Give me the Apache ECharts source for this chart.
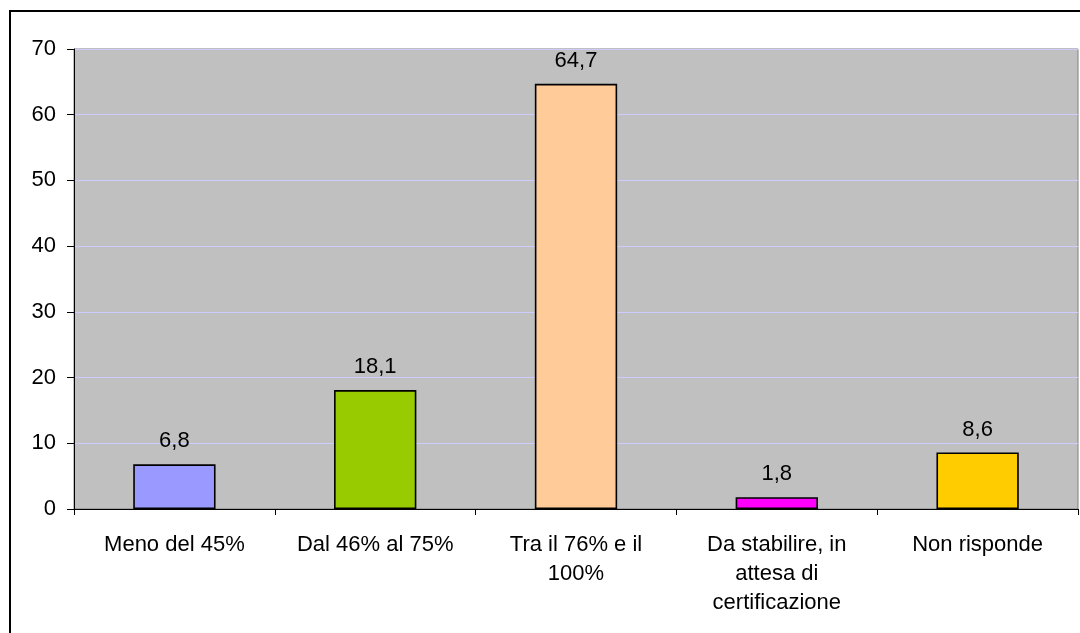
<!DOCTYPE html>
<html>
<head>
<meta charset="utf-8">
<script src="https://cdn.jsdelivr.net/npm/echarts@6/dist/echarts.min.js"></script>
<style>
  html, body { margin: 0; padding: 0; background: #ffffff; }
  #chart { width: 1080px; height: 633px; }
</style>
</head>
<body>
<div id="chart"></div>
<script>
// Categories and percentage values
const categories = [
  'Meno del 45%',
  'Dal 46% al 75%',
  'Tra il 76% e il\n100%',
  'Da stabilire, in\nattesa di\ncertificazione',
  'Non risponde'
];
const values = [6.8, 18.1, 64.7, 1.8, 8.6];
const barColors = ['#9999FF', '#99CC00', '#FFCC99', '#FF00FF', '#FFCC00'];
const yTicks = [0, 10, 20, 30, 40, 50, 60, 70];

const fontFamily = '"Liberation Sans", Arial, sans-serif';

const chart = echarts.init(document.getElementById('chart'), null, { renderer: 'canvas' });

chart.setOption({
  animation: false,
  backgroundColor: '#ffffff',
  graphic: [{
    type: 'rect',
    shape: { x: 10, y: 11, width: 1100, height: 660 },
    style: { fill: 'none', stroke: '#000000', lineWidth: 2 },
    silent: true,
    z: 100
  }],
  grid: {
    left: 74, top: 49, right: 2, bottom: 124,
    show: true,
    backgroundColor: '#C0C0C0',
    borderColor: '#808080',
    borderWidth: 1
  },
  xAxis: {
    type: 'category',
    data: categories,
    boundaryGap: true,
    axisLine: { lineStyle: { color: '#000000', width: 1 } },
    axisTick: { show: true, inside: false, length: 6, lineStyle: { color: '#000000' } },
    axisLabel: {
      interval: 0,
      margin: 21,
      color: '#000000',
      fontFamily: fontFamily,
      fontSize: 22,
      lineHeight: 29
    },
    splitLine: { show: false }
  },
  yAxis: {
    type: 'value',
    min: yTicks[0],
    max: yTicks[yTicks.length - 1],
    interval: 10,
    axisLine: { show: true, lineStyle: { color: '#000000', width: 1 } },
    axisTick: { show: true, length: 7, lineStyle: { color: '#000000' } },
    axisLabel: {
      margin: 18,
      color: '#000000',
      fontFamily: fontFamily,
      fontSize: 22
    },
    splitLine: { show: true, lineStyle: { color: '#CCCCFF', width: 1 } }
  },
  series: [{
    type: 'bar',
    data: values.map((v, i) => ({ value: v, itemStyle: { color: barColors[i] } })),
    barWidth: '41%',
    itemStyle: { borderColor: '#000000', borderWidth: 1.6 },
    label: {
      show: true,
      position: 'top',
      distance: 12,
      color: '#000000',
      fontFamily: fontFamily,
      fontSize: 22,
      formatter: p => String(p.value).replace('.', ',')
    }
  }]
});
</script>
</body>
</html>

- **Aim of the exercise**: Retype the whole listing exactly and leave the pictures out.

- **Completed exercise**:
Give me the Apache ECharts source for this chart.
<!DOCTYPE html>
<html>
<head>
<meta charset="utf-8">
<script src="https://cdn.jsdelivr.net/npm/echarts@6/dist/echarts.min.js"></script>
<style>
  html, body { margin: 0; padding: 0; background: #ffffff; }
  #chart { width: 1080px; height: 633px; }
</style>
</head>
<body>
<div id="chart"></div>
<script>
// Categories and percentage values
const categories = [
  'Meno del 45%',
  'Dal 46% al 75%',
  'Tra il 76% e il\n100%',
  'Da stabilire, in\nattesa di\ncertificazione',
  'Non risponde'
];
const values = [6.8, 18.1, 64.7, 1.8, 8.6];
const barColors = ['#9999FF', '#99CC00', '#FFCC99', '#FF00FF', '#FFCC00'];
const yTicks = [0, 10, 20, 30, 40, 50, 60, 70];

const fontFamily = '"Liberation Sans", Arial, sans-serif';

const chart = echarts.init(document.getElementById('chart'), null, { renderer: 'canvas' });

chart.setOption({
  animation: false,
  backgroundColor: '#ffffff',
  graphic: [{
    type: 'rect',
    shape: { x: 10, y: 11, width: 1100, height: 660 },
    style: { fill: 'none', stroke: '#000000', lineWidth: 2 },
    silent: true,
    z: 100
  }],
  grid: {
    left: 74, top: 49, right: 2, bottom: 124,
    show: true,
    backgroundColor: '#C0C0C0',
    borderColor: '#808080',
    borderWidth: 1
  },
  xAxis: {
    type: 'category',
    data: categories,
    boundaryGap: true,
    axisLine: { lineStyle: { color: '#000000', width: 1 } },
    axisTick: { show: true, inside: false, length: 6, lineStyle: { color: '#000000' } },
    axisLabel: {
      interval: 0,
      margin: 21,
      color: '#000000',
      fontFamily: fontFamily,
      fontSize: 22,
      lineHeight: 29
    },
    splitLine: { show: false }
  },
  yAxis: {
    type: 'value',
    min: yTicks[0],
    max: yTicks[yTicks.length - 1],
    interval: 10,
    axisLine: { show: true, lineStyle: { color: '#000000', width: 1 } },
    axisTick: { show: true, length: 7, lineStyle: { color: '#000000' } },
    axisLabel: {
      margin: 18,
      color: '#000000',
      fontFamily: fontFamily,
      fontSize: 22
    },
    splitLine: { show: true, lineStyle: { color: '#CCCCFF', width: 1 } }
  },
  series: [{
    type: 'bar',
    data: values.map((v, i) => ({ value: v, itemStyle: { color: barColors[i] } })),
    barWidth: '41%',
    itemStyle: { borderColor: '#000000', borderWidth: 1.6 },
    label: {
      show: true,
      position: 'top',
      distance: 12,
      color: '#000000',
      fontFamily: fontFamily,
      fontSize: 22,
      formatter: p => String(p.value).replace('.', ',')
    }
  }]
});
</script>
</body>
</html>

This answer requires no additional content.